▶ **What this task involves**:
Repeat the material exactly from its first line to the line that includes "36.0, 25.0, 0];". Skip pictures.

▬▬▬

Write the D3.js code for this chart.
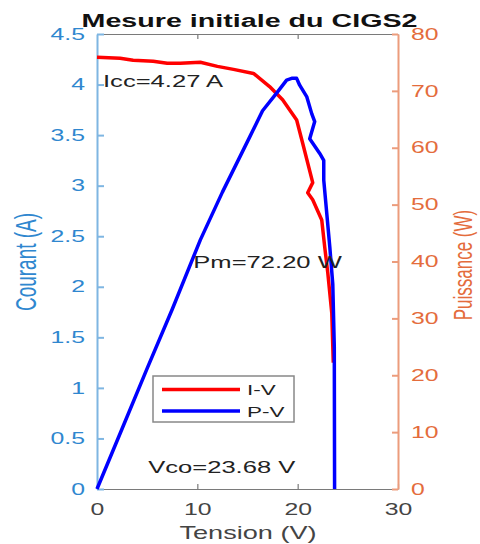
<!DOCTYPE html>
<html>
<head>
<meta charset="utf-8">
<script src="https://cdn.jsdelivr.net/npm/d3@7"></script>
<style>
  body { margin: 0; background: #fff; }
  text { font-family: "Liberation Sans", Arial, sans-serif; }
</style>
</head>
<body>
<svg id="chart" width="480" height="544"></svg>
<script>
// I-V curve: tension (V) / courant (A)
const ivTension = [0, 2.3, 3.6, 5.6, 7.0, 8.3, 10.3, 12.0, 13.6, 15.6, 17.2, 18.5, 19.9, 20.5, 21.5, 21.0, 21.5, 22.4, 22.7, 23.0, 23.4, 23.55];
const ivCourant = [4.27, 4.26, 4.24, 4.23, 4.21, 4.21, 4.22, 4.18, 4.15, 4.11, 3.98, 3.85, 3.65, 3.42, 3.03, 2.93, 2.86, 2.66, 2.39, 2.14, 1.74, 1.25];

// P-V curve: tension (V) / puissance (W)
const pvTension = [0, 2.5, 5, 7.5, 10.3, 12.5, 15.25, 16.5, 17.9, 18.9, 19.4, 19.9, 20.2, 20.9, 21.4, 21.7, 21.2, 22.2, 22.6, 22.6, 23.2, 23.5, 23.65, 23.68];
const pvPuissance = [0, 10.6, 21.2, 31.6, 43.8, 52.2, 62.0, 66.5, 69.6, 71.9, 72.2, 72.2, 71.0, 69.0, 66.0, 64.6, 61.6, 59.0, 57.8, 54.3, 42.6, 36.0, 25.0, 0];

const xTicks = [0, 10, 20, 30];
const courantTicks = [0, 0.5, 1, 1.5, 2, 2.5, 3, 3.5, 4, 4.5];
const puissanceTicks = [0, 10, 20, 30, 40, 50, 60, 70, 80];
const legendLabels = ["I-V", "P-V"];
const legendColors = ["#ff0000", "#0000ff"];

const SX = 1.55; // the reference is stretched horizontally
const blueTxt = "#2f87cf", blueLine = "#7fb6e2";
const orangeTxt = "#e46c3c", orangeLine = "#ec9c7c";
const grey = "#7a7a7a";

const margin = {top: 34, right: 82, bottom: 55, left: 97};
const W = 480, H = 544;
const iw = W - margin.left - margin.right;
const ih = H - margin.top - margin.bottom;

const svg = d3.select("#chart");
const g = svg.append("g").attr("transform", `translate(${margin.left},${margin.top})`);

const x = d3.scaleLinear().domain([0, 30]).range([0, iw]);
const yI = d3.scaleLinear().domain([0, 4.5]).range([ih, 0]);
const yP = d3.scaleLinear().domain([0, 80]).range([ih, 0]);

function label(sel, px, py, str, size, color, anchor, rotate, weight) {
  return sel.append("text")
    .attr("transform", `translate(${px},${py}) scale(${SX},1)` + (rotate ? " rotate(-90)" : ""))
    .attr("text-anchor", anchor || "start")
    .attr("font-size", size)
    .attr("font-weight", weight || "normal")
    .attr("fill", color)
    .text(str);
}

// top border with ticks
g.append("g")
  .call(d3.axisTop(x).tickValues([10, 20]).tickSize(-5).tickSizeOuter(0).tickFormat(""))
  .call(a => a.selectAll("path,line").attr("stroke", grey).attr("stroke-width", 1.2));

// bottom axis
g.append("g")
  .attr("transform", `translate(0,${ih})`)
  .call(d3.axisBottom(x).tickValues(xTicks).tickSize(-5).tickSizeOuter(0))
  .call(a => {
    a.selectAll("path,line").attr("stroke", grey).attr("stroke-width", 1.2);
    a.selectAll("text").attr("fill", "#444").attr("font-size", 16)
      .attr("y", 26).attr("dy", null).attr("transform", `scale(${SX},1)`);
  });

// left axis (courant)
g.append("g")
  .call(d3.axisLeft(yI).tickValues(courantTicks).tickSize(-7).tickSizeOuter(0).tickFormat(d => String(d)))
  .call(a => {
    a.selectAll("path,line").attr("stroke", blueLine).attr("stroke-width", 2);
    a.selectAll("text").attr("fill", blueTxt).attr("font-size", 16)
      .attr("x", -12 / SX).attr("transform", `scale(${SX},1)`);
  });

// right axis (puissance)
g.append("g")
  .attr("transform", `translate(${iw},0)`)
  .call(d3.axisRight(yP).tickValues(puissanceTicks).tickSize(-6).tickSizeOuter(0))
  .call(a => {
    a.selectAll("path,line").attr("stroke", orangeLine).attr("stroke-width", 2);
    a.selectAll("text").attr("fill", orangeTxt).attr("font-size", 16)
      .attr("x", 13 / SX).attr("transform", `scale(${SX},1)`);
  });

// curves
const ivLine = d3.line().x(i => x(ivTension[i])).y(i => yI(ivCourant[i]));
const pvLine = d3.line().x(i => x(pvTension[i])).y(i => yP(pvPuissance[i]));

g.append("path")
  .attr("d", ivLine(d3.range(ivTension.length)))
  .attr("fill", "none").attr("stroke", legendColors[0])
  .attr("stroke-width", 3.5).attr("stroke-linejoin", "round");

g.append("path")
  .attr("d", pvLine(d3.range(pvTension.length)))
  .attr("fill", "none").attr("stroke", legendColors[1])
  .attr("stroke-width", 3.5).attr("stroke-linejoin", "round");

// annotations
label(g, x(0.6), yI(3.98), "Icc=4.27 A", 16.5, "#222");
label(g, x(9.6), yI(2.19), "Pm=72.20 W", 16.5, "#222");
label(g, x(5.1), yI(0.16), "Vco=23.68 V", 16.5, "#222");

// legend
const lg = svg.append("g").attr("transform", "translate(153,376)");
lg.append("rect").attr("width", 141).attr("height", 46)
  .attr("fill", "#fff").attr("stroke", "#888").attr("stroke-width", 1.5);
legendLabels.forEach((d, i) => {
  const yy = 13.5 + i * 21.5;
  lg.append("line").attr("x1", 9).attr("x2", 87).attr("y1", yy).attr("y2", yy)
    .attr("stroke", legendColors[i]).attr("stroke-width", 3.5);
  label(lg, 94, yy + 5.5, d, 14.5, "#222");
});

// title and axis labels
label(svg, 249.5, 27, "Mesure initiale du CIGS2", 18.5, "#111", "middle", false, "bold");
label(svg, 248, 539, "Tension (V)", 17.5, "#444", "middle");
label(svg, 36, 262, "Courant (A)", 19, blueTxt, "middle", true);
label(svg, 472, 265, "Puissance (W)", 17, orangeTxt, "middle", true);
</script>
</body>
</html>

▬▬▬

▶ **Task answer**:
Write the D3.js code for this chart.
<!DOCTYPE html>
<html>
<head>
<meta charset="utf-8">
<script src="https://cdn.jsdelivr.net/npm/d3@7"></script>
<style>
  body { margin: 0; background: #fff; }
  text { font-family: "Liberation Sans", Arial, sans-serif; }
</style>
</head>
<body>
<svg id="chart" width="480" height="544"></svg>
<script>
// I-V curve: tension (V) / courant (A)
const ivTension = [0, 2.3, 3.6, 5.6, 7.0, 8.3, 10.3, 12.0, 13.6, 15.6, 17.2, 18.5, 19.9, 20.5, 21.5, 21.0, 21.5, 22.4, 22.7, 23.0, 23.4, 23.55];
const ivCourant = [4.27, 4.26, 4.24, 4.23, 4.21, 4.21, 4.22, 4.18, 4.15, 4.11, 3.98, 3.85, 3.65, 3.42, 3.03, 2.93, 2.86, 2.66, 2.39, 2.14, 1.74, 1.25];

// P-V curve: tension (V) / puissance (W)
const pvTension = [0, 2.5, 5, 7.5, 10.3, 12.5, 15.25, 16.5, 17.9, 18.9, 19.4, 19.9, 20.2, 20.9, 21.4, 21.7, 21.2, 22.2, 22.6, 22.6, 23.2, 23.5, 23.65, 23.68];
const pvPuissance = [0, 10.6, 21.2, 31.6, 43.8, 52.2, 62.0, 66.5, 69.6, 71.9, 72.2, 72.2, 71.0, 69.0, 66.0, 64.6, 61.6, 59.0, 57.8, 54.3, 42.6, 36.0, 25.0, 0];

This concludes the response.